**Dataset extract**:
* START *
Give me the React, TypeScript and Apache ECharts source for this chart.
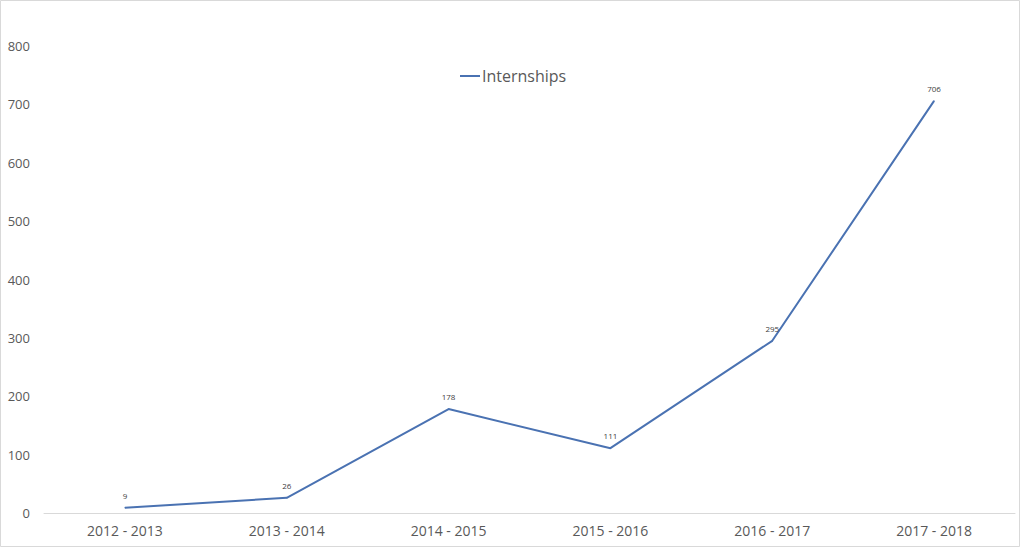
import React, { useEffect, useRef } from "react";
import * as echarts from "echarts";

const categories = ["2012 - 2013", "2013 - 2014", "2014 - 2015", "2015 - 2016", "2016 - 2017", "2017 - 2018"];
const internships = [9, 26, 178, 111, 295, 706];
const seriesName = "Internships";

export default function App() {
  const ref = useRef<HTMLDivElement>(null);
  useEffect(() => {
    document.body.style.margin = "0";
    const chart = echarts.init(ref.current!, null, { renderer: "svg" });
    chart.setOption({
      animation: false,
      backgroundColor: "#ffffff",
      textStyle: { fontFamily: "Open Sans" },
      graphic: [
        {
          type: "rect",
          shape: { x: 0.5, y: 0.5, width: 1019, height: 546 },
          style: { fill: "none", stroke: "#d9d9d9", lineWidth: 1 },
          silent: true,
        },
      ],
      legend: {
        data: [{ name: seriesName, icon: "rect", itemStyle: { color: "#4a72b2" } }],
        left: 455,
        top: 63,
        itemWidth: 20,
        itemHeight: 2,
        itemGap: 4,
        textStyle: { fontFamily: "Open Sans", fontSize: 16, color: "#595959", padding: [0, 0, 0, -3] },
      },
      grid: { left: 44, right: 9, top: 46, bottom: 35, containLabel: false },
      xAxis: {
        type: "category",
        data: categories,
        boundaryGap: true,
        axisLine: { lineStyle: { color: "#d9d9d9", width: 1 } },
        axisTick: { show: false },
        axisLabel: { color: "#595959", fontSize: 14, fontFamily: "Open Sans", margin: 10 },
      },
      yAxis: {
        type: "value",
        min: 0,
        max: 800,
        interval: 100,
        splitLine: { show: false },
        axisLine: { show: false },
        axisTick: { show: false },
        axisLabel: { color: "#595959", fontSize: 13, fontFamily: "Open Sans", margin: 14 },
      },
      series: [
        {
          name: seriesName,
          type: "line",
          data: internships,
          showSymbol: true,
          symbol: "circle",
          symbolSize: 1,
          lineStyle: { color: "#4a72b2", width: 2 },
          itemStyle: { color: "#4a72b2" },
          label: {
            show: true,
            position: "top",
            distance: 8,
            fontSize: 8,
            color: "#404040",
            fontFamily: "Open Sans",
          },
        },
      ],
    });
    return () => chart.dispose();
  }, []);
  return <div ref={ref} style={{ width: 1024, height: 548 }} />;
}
* END *
Show the lines of the data that hold the word "React".

**Solution to this exercise**:
Give me the React, TypeScript and Apache ECharts source for this chart.
import React, { useEffect, useRef } from "react";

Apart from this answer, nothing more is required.